DiGiorno's success has proven that customers like the taste of self-rising crusts, which is a major improvement over how those crusts tasted in the past, said both Lehmann and Miller. Lehmann said the taste difference between a fresh crust and a self-rising one is noticeable, but not objectionable. He said those using SALP taste a little sweeter, and those using GDL taste somewhat like a scratch-made biscuit.

To ensure regular customers wouldn't be caught off guard by a flavor change in the crust, Simple Simon's uses its Drayton Enterprises-manufactured self-rising crust only in newly opened stores, not in those where fresh dough is made. Scratch-dough production, Miller added, also will continue in those stores for the foreseeable future.

Chuck Thorp, COO at 25-store DoubleDave's Pizzaworks in Austin, Texas, said his operation won't be switching to self-rising dough any time soon. He said the company has invested too much time and effort into perfecting its fresh dough.

"I think there's always going to be a market for the freshest product you can produce, and the customer who wants that is the one we go after," said Thorp. "We're after a customer with a discriminating palate, so I don't see us switching."
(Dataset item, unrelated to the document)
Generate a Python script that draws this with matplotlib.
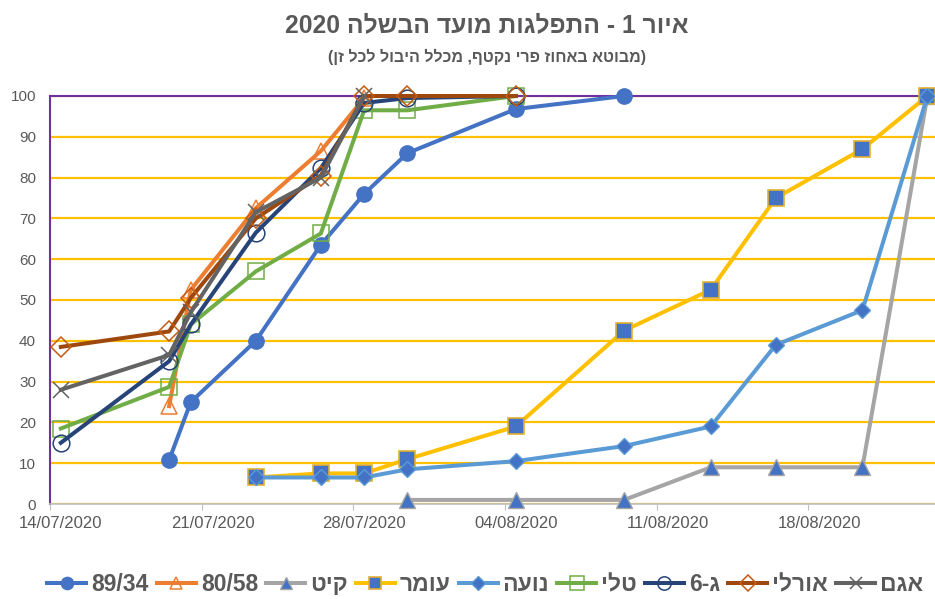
import re
import datetime as dt
import matplotlib
matplotlib.use('Agg')
import matplotlib.pyplot as plt
import matplotlib.dates as mdates

plt.rcParams['font.family'] = ['Liberation Sans', 'DejaVu Sans']


def heb(s):
    # matplotlib draws glyphs left to right with no bidi, so put hebrew in visual order
    if not re.search(r'[\u0590-\u05FF]', s):
        return s
    r = s[::-1]
    r = re.sub(r'[0-9A-Za-z/.]+', lambda m: m.group(0)[::-1], r)
    return r.translate(str.maketrans('()', ')('))


def d(s):
    day, mon = s.split('/')
    return dt.date(2020, int(mon), int(day))


title = 'איור 1 - התפלגות מועד הבשלה 2020'
subtitle = '(מבוטא באחוז פרי נקטף, מכלל היבול לכל זן)'

# series, in excel order (first drawn at the bottom)
s8934_x = ['19/07', '20/07', '23/07', '26/07', '28/07', '30/07', '04/08', '09/08']
s8934_y = [10.8, 25, 40, 63.5, 76, 86, 96.8, 100]

s8058_x = ['19/07', '20/07', '23/07', '26/07', '28/07']
s8058_y = [24, 52.5, 72.5, 86.5, 99.5]

kit_x = ['30/07', '04/08', '09/08', '13/08', '16/08', '20/08', '23/08']
kit_y = [1, 1, 1, 9, 9, 9, 100]

omer_x = ['23/07', '26/07', '28/07', '30/07', '04/08', '09/08', '13/08', '16/08', '20/08', '23/08']
omer_y = [6.5, 7.5, 7.5, 11, 19, 42.5, 52.5, 75, 87, 100]

noa_x = ['23/07', '26/07', '28/07', '30/07', '04/08', '09/08', '13/08', '16/08', '20/08', '23/08']
noa_y = [6.5, 6.5, 6.5, 8.5, 10.5, 14.2, 19, 39, 47.5, 100]

tali_x = ['14/07', '19/07', '20/07', '23/07', '26/07', '28/07', '30/07', '04/08']
tali_y = [18.5, 28.7, 44, 57, 66.3, 96.5, 96.5, 100]

g6_x = ['14/07', '19/07', '20/07', '23/07', '26/07', '28/07', '30/07', '04/08']
g6_y = [15, 35, 44, 66.5, 82.3, 98.3, 99.5, 100]

orly_x = ['14/07', '19/07', '20/07', '23/07', '26/07', '28/07', '30/07', '04/08']
orly_y = [38.5, 42.3, 50.5, 70, 80.5, 100, 100, 100]

agam_x = ['14/07', '19/07', '20/07', '23/07', '26/07', '28/07']
agam_y = [28, 36.5, 47, 71.5, 80, 100]

names = ['89/34', '80/58', 'קיט', 'עומר', 'נועה', 'טלי', 'ג-6', 'אורלי', 'אגם']
xs = [s8934_x, s8058_x, kit_x, omer_x, noa_x, tali_x, g6_x, orly_x, agam_x]
ys = [s8934_y, s8058_y, kit_y, omer_y, noa_y, tali_y, g6_y, orly_y, agam_y]

tick_dates = ['14/07', '21/07', '28/07', '04/08', '11/08', '18/08']

blue = '#4472C4'
styles = [
    dict(color=blue, marker='o', ms=11, mfc=blue, mec=blue, mew=1),
    dict(color='#ED7D31', marker='^', ms=11, mfc='none', mec='#ED7D31', mew=1.1),
    dict(color='#A5A5A5', marker='^', ms=11, mfc=blue, mec='#A5A5A5', mew=1),
    dict(color='#FFC000', marker='s', ms=11, mfc=blue, mec='#E0B030', mew=1.2),
    dict(color='#5B9BD5', marker='D', ms=8.5, mfc=blue, mec='#5B9BD5', mew=1),
    dict(color='#70AD47', marker='s', ms=12, mfc='none', mec='#70AD47', mew=1.1),
    dict(color='#264478', marker='o', ms=12, mfc='none', mec='#264478', mew=1.1),
    dict(color='#9E480E', marker='D', ms=10, mfc='none', mec='#C55A11', mew=1.1),
    dict(color='#636363', marker='x', ms=11, mfc='none', mec='#636363', mew=1.1),
]

fig = plt.figure(figsize=(9.35, 5.99), dpi=100)
ax = fig.add_axes([50 / 935, 95 / 599, 885 / 935, 408 / 599])

half = 0.5  # excel puts each point (and each date label) in the middle of its day
for i, (name, x, y, st) in enumerate(zip(names, xs, ys, styles)):
    xd = [mdates.date2num(d(v)) + half for v in x]
    ax.plot(xd, y, lw=2.9, label=heb(name), zorder=3 + i, clip_on=False, **st)

x0 = mdates.date2num(d('14/07'))
ax.set_xlim(x0, x0 + 40.85)
ax.set_ylim(0, 100)
ax.set_yticks(range(0, 101, 10))

# tick marks at the day boundary, labels at the day centre
ax.set_xticks([mdates.date2num(d(t)) for t in tick_dates])
ax.set_xticklabels([])
ax.set_xticks([mdates.date2num(d(t)) + half for t in tick_dates], minor=True)
ax.set_xticklabels([d(t).strftime('%d/%m/%Y') for t in tick_dates], minor=True)

ax.grid(axis='y', color='#FFC000', lw=1.6, zorder=1)
ax.tick_params(axis='y', length=0, labelsize=11, labelcolor='#595959', pad=10)
ax.tick_params(axis='x', which='major', length=4, color='#BFBFBF')
ax.tick_params(axis='x', which='minor', length=0, labelsize=12, labelcolor='#595959', pad=9)

for side in ['top', 'left']:
    ax.spines[side].set_color('#7030A0')
    ax.spines[side].set_linewidth(1.5)
ax.spines['right'].set_visible(False)
ax.spines['bottom'].set_color('#BFBFBF')
ax.spines['bottom'].set_linewidth(1.2)

fig.text(0.521, 0.958, heb(title), ha='center', va='center', fontsize=17.7,
         fontweight='bold', color='#595959')
fig.text(0.521, 0.905, heb(subtitle), ha='center', va='center', fontsize=11.5,
         fontweight='bold', color='#595959')

fig.legend(loc='center', bbox_to_anchor=(0.519, 0.024), ncol=9, frameon=False,
           handlelength=1.7, columnspacing=0.35, handletextpad=0.22, markerscale=0.8,
           prop={'size': 16.5, 'weight': 'bold'}, labelcolor='#595959')

fig.savefig('out.png', dpi=100)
Buck's Pizza purchasing agent, Jeff Akers, said the DuBois, Penn.-company's dough-making operations are so streamlined that he doesn't think many efficiencies can be gained with a pre-made product. Still, he admits that ruling it out totally isn't wise when you consider the needs of 83 stores.

"I don't know that I should say never," Akers said with a laugh, "but at this time we are not. I really don't see why we would."

As in any industry, change comes slowly and over time. Lehmann said he expects that's the speed at which self-rising crusts will make headway into RTE pizza. Ultimately he believes there is room for a wide variety of dough and crust products, but that at some point, the old way will give way to the new.

"I see it as having the potential to dominate the industry, but I don't think it will replace all the traditional yeast-leavened dough altogether," said Lehman. "I think this would become an additional item for some, but not replace their traditional product."